In the same year that David Prowse became The Green Cross Code Man, the Bristol native appeared in the second of his three roles as Mary Shelley's most famous creation.
JIMMY Sangster's HORROR OF FRANKENSTEIN is detested by Hammer purists for its comedic tone, and plays out as a parody of the previous respected entries. The film opens with Victor Frankenstein (Ralph Bates) at school, accompanied by friends Elizabeth (Veronica Carlson), Stefan (Stephen Turner) and Henry (Jon Finch). Victor arranges for the death of his father and travels to university in Vienna, where he acquires sidekick Wilhelm (Graham James) and impregnates the daughter of the Dean. Returning to Ingstad, Victor starts a series of experiments, using corpses delivered by a local body snatcher (Dennis Price) - who lets his wife do the digging. After electrocuting Wilhelm for complaining about his work - which includes reanimating a tortoise - Victor poisons Elizabeth's professor father (Bernard Archard) for his brain, but the organ is damaged and the resulting patchwork man is a mute thug (David Prowse).
Initiated as a start-over remake of CURSE OF FRANKENSTEIN, the picture dispenses with Peter Cushing's services and tries to introduce a younger generation (a failed attempt, as Cushing returned four years later in FRANKENSTEIN AND THE MONSTER FROM HELL). Despite the traditional 19th Century setting, HORROR OF FRANKENSTEIN is very much of its time - as illustrated by Bates' hair and puffy shirts - and quite anarchic, mixing additional plot threads (Elizabeth's finances, Stefan's crush on Victor) with comic relief (a severed arm making a V-sign) and grue (Victor's hands smearing his face with blood). Duelling femmes fatale O'Mara and Carlson are always watchable, but only Price can deliver a performance at the correct pitch. Bates, at this point being groomed to become the studio's next big star, is not so much a mad scientist but a psycho scientist, enjoying the thrill of the kill and rejoicing in the fact that he has this powerful monster ready to do his bidding. And when the creature eventually appears - an hour in, and sporting white cycling shorts - Prowse goes through the motions with a checklist of victims and a perfect physique which bestows its fragmented origins.

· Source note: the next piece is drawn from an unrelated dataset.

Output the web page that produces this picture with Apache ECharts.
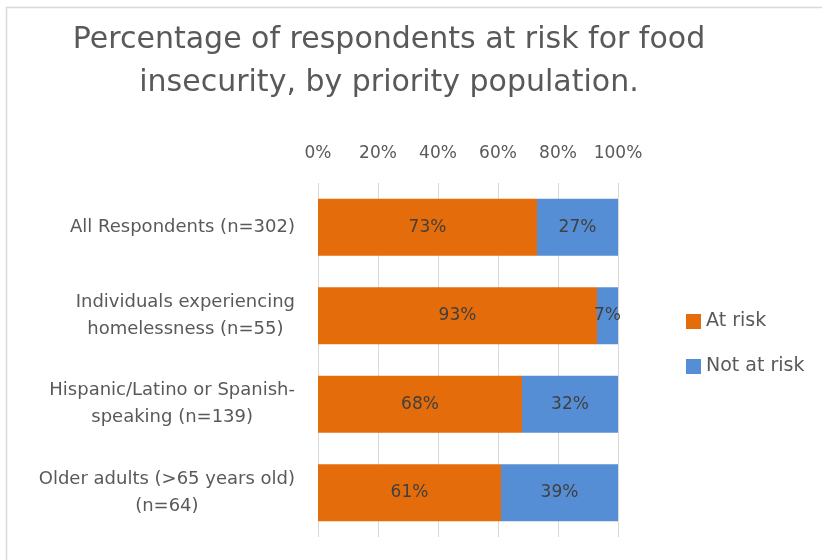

"You’ve put on weight in a couple of places"; Kate O’Mara is the bed-warming housekeeper of Hammer's relaunch of its Frankenstein franchise.
Reusing the Karnstein Castle set from THE VAMPIRE LOVERS, and even shooting most of its forest scenes on Elstree stages, there is a distinctly cheap and recycled feel. Furthermore, HORROR OF FRANKENSTEIN was not helped by a misleading marketing campaign, where it went out on a double bill with the sombre and gristly SCARS OF DRACULA (as Sangster states in Wayne Kinsey's Hammer Films: The Elstree Studio Years, "if people had gone to see it knowing it was shot light hearted they would have enjoyed it more [instead of] thinking it was a Gothic horror.") However, this twin feature did hold the distinction of the first Hammer movies to be totally financed by British companies, thanks to a deal between Sir James Carreras and ABPC/EMI. But Hammer's new partner would only distribute to England and the Commonwealth, leaving Carreras able to acquire just a small American distributor - Continental - to impossibly cover the whole of the United States market.
The notion of deriving humour from such pseudo-scientific source material is an interesting one. Since Frankenstein was published in 1818, and Boris Karloff's seminal interpretation hit screens in 1931, Mary Shelley's serious text - and similar works - generate mythical themes and uncomfortable laughter. As the initial power of the book recedes in a collected consciousness, the tome gathers extraordinarily wide responses, snowballing a range of spoofs and humorous asides now over 200 years on. The level of comedic takes is mind-boggling, even to the point of delicious meta-levels: Mel Brooks' celebrated YOUNG FRANKENSTEIN, for example, used many pieces from James Whale's original laboratory set, and even in The Beatles film YELLOW SUBMARINE we had the Monster drinking a potion and becoming John Lennon.